Return each line that holds the word "matplotlib".
— START COLLECTED DATA —
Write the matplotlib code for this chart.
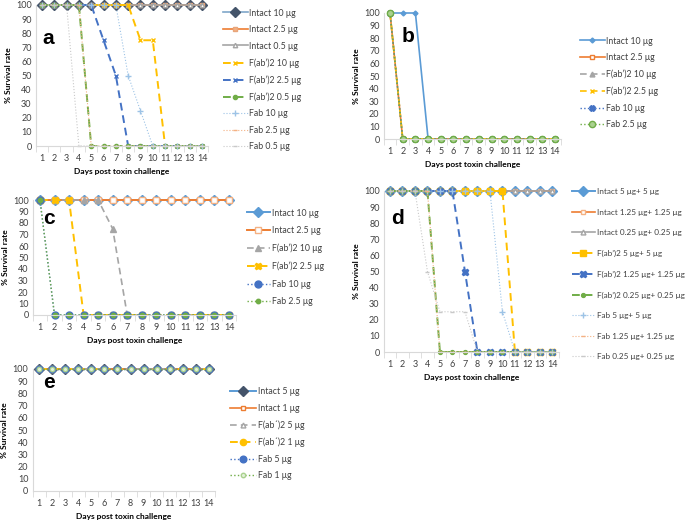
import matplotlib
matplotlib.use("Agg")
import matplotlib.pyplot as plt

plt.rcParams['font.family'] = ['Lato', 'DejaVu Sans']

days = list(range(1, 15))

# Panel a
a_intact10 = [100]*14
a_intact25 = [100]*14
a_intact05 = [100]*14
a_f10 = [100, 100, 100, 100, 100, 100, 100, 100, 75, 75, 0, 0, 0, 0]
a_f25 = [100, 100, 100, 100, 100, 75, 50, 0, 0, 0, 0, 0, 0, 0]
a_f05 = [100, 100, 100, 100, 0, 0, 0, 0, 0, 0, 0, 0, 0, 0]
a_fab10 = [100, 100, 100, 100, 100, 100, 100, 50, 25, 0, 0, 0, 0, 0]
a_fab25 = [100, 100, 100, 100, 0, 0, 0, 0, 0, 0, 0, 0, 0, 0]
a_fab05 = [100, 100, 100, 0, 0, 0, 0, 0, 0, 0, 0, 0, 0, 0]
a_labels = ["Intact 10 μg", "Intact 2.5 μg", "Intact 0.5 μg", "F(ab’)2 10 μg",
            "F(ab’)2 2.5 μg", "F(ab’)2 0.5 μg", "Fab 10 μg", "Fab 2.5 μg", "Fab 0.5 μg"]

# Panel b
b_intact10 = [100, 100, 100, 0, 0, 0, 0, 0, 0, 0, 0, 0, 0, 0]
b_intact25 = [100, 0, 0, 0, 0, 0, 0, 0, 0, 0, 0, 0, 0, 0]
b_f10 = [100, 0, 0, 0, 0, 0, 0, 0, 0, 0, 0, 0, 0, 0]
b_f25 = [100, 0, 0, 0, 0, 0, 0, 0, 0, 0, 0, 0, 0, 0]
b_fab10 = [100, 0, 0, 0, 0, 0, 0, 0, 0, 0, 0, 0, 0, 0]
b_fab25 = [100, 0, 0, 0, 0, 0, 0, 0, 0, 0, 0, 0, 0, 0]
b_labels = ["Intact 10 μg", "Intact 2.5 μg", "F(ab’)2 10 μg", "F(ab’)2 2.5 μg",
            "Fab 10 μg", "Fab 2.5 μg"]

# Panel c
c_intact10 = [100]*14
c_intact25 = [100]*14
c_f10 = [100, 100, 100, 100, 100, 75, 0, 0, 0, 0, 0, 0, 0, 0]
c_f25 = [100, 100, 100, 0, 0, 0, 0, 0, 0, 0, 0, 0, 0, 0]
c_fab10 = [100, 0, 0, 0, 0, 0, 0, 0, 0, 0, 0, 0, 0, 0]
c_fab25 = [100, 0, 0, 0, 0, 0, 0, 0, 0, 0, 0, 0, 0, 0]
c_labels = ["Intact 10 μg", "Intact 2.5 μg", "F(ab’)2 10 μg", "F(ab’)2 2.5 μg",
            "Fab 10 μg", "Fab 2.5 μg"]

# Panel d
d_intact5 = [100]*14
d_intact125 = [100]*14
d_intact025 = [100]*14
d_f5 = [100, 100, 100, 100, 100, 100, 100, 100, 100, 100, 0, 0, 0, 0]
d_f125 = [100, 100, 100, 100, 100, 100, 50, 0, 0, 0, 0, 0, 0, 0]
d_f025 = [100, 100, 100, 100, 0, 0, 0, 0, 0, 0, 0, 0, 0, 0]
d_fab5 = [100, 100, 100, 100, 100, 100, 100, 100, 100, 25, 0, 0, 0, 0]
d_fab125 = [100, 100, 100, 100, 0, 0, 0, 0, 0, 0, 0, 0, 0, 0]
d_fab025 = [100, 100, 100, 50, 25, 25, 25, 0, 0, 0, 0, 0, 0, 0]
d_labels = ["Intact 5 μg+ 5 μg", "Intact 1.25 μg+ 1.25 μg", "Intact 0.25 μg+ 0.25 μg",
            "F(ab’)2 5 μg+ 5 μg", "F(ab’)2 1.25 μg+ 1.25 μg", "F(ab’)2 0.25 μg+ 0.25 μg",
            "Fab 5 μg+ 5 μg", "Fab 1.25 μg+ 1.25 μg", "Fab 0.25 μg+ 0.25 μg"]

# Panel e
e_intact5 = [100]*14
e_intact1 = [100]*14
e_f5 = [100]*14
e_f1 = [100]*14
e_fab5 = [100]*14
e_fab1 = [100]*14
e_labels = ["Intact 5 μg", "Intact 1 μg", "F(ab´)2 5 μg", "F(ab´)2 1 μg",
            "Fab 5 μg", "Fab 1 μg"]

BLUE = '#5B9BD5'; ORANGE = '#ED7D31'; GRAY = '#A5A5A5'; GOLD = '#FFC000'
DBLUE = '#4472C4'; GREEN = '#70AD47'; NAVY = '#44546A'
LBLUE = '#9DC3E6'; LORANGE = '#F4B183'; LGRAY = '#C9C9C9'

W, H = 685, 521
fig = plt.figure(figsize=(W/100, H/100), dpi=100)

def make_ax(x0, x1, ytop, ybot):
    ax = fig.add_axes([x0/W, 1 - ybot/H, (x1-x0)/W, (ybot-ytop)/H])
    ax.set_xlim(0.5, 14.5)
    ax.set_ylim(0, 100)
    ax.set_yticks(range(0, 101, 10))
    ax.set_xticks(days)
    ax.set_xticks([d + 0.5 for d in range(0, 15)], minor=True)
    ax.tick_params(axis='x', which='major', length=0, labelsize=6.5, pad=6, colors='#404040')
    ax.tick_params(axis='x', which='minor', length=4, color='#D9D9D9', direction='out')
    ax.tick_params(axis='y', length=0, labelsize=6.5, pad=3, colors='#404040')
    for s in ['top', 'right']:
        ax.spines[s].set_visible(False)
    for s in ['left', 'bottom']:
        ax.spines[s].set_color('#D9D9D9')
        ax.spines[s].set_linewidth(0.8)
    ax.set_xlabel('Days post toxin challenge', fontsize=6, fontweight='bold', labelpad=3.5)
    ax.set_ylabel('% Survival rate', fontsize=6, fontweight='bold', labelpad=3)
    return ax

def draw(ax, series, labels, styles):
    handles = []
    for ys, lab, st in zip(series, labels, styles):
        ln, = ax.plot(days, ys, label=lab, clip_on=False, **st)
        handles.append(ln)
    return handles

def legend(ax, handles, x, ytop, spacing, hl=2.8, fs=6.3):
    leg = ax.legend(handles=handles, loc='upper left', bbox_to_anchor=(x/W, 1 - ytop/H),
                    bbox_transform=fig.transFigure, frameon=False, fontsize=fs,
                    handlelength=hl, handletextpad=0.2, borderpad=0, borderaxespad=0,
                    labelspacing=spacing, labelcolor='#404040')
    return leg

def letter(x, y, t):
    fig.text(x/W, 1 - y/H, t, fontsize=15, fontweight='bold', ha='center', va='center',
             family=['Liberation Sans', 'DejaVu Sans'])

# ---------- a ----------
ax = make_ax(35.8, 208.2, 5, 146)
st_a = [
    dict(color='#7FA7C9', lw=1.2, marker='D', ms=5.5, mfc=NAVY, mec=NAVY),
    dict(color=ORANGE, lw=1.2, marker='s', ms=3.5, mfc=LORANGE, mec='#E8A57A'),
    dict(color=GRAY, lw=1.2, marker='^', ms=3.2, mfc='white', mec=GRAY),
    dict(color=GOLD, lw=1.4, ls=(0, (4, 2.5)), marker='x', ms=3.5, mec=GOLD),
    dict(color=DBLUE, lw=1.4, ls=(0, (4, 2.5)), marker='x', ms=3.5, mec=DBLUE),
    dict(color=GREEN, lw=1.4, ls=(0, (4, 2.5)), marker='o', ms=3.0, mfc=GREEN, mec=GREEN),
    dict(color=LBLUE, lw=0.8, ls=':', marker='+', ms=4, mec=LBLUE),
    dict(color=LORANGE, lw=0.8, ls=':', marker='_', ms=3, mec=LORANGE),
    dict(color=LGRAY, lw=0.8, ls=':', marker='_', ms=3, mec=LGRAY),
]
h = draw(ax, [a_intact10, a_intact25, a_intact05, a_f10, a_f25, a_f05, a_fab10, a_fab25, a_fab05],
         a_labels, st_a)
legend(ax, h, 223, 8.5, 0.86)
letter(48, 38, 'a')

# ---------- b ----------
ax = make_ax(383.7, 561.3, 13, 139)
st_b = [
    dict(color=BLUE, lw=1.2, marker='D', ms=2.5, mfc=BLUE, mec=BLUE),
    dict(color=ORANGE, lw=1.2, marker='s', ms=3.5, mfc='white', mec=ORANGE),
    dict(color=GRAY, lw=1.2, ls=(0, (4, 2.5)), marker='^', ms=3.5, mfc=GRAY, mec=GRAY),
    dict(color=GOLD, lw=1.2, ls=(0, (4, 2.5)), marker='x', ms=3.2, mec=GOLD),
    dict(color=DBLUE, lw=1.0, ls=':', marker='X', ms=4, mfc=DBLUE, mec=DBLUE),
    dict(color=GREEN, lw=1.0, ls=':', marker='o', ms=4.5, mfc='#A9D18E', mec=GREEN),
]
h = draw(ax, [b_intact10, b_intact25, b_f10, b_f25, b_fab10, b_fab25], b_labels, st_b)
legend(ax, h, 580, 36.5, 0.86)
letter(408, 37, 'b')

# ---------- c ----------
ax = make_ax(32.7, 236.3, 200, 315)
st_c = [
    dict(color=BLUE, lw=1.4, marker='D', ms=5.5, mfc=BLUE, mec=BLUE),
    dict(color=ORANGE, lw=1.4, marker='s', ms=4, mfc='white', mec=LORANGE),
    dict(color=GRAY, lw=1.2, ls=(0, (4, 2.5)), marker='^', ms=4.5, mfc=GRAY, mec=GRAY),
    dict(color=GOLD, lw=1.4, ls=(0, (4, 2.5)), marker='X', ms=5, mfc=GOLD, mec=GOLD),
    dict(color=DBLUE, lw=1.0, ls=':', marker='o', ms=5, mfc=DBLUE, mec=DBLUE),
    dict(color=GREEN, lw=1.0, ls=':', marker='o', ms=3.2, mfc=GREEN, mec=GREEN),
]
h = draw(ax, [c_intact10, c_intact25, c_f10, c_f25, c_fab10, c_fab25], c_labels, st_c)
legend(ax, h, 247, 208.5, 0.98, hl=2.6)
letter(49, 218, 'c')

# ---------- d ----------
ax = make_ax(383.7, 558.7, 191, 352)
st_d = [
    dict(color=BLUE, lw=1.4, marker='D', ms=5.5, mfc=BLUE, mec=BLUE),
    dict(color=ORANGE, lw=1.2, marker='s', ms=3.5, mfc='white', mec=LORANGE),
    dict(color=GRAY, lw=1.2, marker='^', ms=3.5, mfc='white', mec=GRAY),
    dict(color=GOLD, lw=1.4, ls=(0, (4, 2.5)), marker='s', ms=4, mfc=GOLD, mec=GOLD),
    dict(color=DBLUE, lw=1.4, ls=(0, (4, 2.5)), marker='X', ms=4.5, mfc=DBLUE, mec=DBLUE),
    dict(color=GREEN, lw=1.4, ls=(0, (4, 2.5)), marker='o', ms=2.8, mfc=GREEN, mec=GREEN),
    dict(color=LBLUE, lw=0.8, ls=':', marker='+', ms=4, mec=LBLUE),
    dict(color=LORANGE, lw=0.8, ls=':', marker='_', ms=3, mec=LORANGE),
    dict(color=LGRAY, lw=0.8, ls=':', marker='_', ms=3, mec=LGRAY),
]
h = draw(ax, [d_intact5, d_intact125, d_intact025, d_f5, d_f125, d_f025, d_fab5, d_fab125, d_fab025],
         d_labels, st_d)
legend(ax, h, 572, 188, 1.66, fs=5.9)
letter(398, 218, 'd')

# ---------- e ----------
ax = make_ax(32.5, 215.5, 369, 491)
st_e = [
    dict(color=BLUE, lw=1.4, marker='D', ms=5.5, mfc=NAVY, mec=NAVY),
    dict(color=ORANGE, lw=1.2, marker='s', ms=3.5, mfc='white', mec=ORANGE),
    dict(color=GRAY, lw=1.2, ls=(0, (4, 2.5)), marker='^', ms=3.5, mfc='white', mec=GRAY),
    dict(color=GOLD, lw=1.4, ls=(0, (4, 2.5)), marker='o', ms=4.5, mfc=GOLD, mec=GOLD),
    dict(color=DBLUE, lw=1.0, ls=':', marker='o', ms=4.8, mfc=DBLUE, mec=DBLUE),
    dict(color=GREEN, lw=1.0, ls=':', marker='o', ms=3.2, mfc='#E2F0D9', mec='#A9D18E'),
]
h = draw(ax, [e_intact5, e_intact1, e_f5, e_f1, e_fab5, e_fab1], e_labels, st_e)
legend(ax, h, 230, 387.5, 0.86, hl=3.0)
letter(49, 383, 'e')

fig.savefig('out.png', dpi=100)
— END COLLECTED DATA —
▶ _SOLUTION_
Write the matplotlib code for this chart.
import matplotlib
matplotlib.use("Agg")
import matplotlib.pyplot as plt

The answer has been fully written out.